* **Record excerpts**:
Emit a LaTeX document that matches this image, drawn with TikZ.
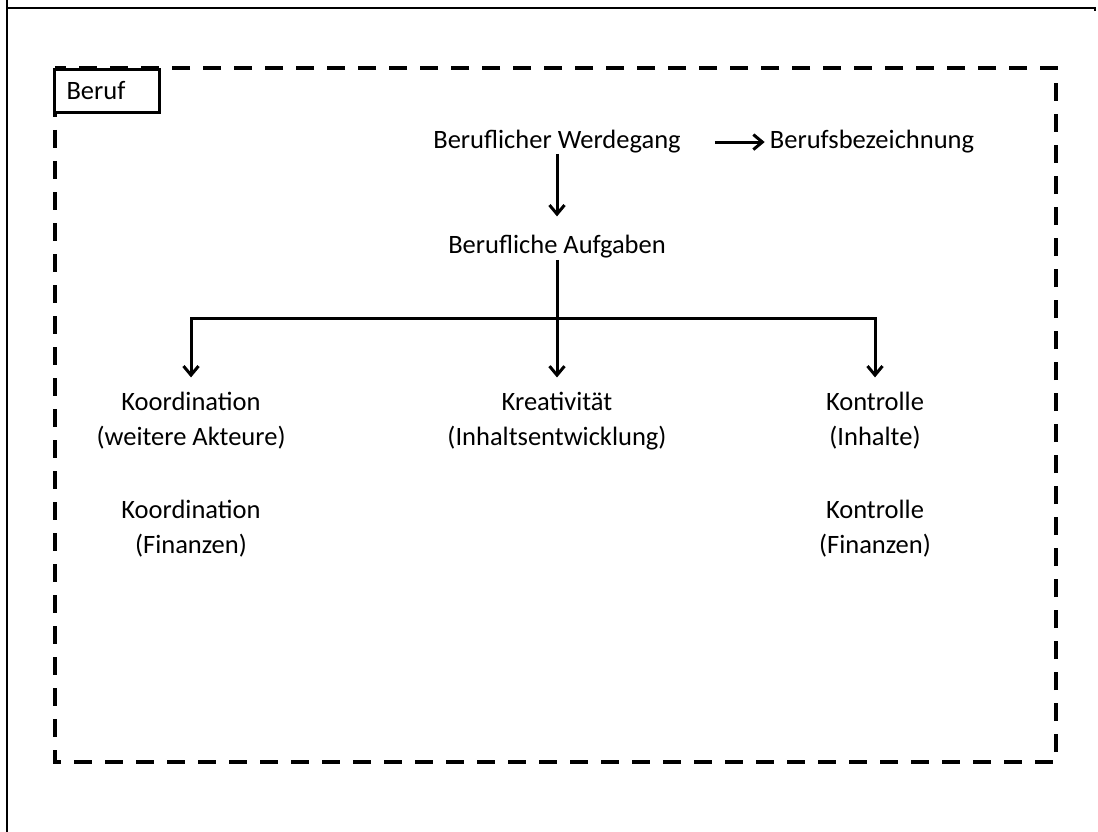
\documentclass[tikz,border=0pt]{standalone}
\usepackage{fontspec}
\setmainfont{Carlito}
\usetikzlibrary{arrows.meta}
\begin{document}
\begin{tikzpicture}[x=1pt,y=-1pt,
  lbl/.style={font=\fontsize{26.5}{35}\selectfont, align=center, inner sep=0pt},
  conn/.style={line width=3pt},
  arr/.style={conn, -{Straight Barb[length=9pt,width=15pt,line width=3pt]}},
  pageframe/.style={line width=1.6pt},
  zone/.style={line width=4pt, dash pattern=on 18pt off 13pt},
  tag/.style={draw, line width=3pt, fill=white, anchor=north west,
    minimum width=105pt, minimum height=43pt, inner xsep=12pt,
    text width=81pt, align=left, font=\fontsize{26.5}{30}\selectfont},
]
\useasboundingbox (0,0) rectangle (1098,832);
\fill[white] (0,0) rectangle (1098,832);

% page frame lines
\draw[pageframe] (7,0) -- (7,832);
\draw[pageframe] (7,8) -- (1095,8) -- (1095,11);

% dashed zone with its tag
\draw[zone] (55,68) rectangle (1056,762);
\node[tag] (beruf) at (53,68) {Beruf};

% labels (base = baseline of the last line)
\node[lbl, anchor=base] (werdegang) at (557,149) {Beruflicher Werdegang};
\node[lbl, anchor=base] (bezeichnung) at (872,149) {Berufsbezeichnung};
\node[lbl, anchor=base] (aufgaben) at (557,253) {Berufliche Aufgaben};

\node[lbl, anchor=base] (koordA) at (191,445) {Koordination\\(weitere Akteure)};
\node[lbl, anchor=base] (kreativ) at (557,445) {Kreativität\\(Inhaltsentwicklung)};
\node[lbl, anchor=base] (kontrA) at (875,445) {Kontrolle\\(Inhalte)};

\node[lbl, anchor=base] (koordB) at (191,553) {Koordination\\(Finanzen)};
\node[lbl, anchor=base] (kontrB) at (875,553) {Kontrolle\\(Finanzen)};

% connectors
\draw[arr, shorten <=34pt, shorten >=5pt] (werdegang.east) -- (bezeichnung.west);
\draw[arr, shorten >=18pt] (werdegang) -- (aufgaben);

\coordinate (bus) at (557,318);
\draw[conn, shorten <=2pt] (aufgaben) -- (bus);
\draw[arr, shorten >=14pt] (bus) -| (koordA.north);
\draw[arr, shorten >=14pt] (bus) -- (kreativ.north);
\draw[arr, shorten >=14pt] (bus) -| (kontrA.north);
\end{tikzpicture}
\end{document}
...
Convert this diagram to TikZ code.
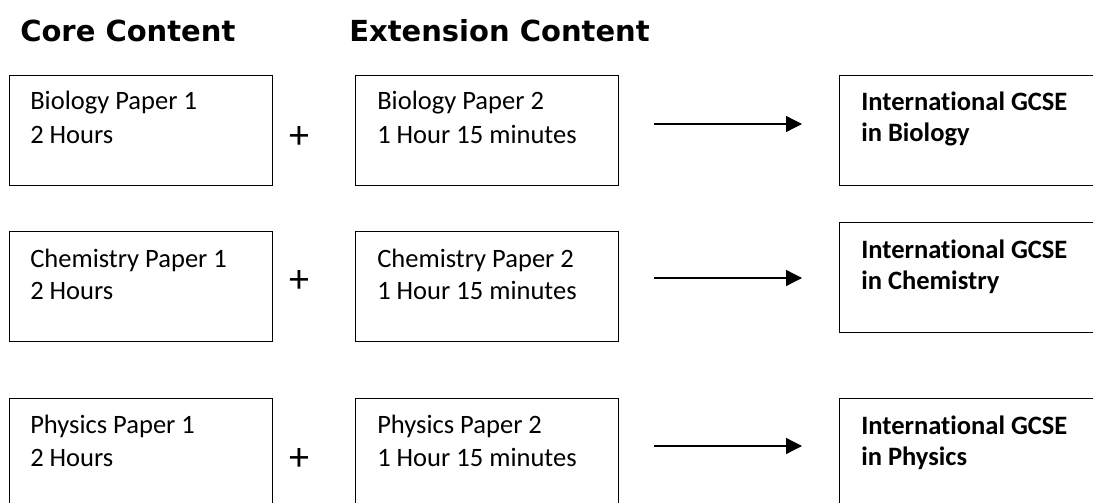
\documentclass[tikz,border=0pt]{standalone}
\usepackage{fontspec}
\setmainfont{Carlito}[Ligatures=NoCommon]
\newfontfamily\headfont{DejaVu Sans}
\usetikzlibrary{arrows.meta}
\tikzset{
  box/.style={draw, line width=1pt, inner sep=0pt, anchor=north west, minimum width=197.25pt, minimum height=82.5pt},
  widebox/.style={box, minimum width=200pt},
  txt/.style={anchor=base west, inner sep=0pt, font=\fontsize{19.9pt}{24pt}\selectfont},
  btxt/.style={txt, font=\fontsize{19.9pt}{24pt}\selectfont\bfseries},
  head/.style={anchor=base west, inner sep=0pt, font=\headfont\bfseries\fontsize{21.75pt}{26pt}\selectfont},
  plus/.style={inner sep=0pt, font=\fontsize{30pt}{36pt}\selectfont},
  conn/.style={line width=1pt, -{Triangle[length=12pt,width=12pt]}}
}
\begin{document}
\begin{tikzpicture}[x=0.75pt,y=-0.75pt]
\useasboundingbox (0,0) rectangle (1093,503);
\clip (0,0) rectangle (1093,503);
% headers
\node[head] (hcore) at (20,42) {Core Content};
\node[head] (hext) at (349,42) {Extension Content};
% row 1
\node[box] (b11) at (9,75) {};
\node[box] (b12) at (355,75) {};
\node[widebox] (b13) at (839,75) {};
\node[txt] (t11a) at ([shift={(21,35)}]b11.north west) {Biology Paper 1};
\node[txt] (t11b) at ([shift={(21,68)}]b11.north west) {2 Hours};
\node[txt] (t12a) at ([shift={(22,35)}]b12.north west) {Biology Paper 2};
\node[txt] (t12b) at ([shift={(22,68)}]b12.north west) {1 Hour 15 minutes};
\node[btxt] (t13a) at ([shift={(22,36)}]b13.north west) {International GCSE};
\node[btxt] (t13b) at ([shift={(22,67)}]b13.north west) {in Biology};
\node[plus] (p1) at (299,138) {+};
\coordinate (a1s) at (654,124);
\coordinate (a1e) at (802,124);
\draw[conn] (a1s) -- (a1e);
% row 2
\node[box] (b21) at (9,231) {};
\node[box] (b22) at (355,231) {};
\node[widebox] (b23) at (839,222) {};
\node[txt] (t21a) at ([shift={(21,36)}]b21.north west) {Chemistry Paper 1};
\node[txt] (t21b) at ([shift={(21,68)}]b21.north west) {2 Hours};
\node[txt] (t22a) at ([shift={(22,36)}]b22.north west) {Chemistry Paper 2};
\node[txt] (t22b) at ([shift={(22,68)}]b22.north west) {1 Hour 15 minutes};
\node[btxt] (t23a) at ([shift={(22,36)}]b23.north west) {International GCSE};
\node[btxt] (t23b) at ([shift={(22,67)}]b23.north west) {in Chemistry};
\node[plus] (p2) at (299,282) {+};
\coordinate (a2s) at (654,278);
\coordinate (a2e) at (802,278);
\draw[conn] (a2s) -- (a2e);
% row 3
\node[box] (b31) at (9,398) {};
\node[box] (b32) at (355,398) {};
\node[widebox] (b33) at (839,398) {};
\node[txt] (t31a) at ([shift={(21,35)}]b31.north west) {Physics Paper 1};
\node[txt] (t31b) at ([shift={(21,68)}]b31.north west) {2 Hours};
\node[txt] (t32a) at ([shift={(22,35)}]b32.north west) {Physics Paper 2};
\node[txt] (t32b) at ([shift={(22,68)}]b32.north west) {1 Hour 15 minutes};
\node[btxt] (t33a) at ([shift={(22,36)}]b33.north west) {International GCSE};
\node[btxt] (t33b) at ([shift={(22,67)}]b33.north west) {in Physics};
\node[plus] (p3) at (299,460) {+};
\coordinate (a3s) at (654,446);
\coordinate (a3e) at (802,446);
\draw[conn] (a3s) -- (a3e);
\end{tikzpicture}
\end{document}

* **Exercise goal**: Copy all the lines above that hold the string "with".

* **Task result**:
Emit a LaTeX document that matches this image, drawn with TikZ.
% dashed zone with its tag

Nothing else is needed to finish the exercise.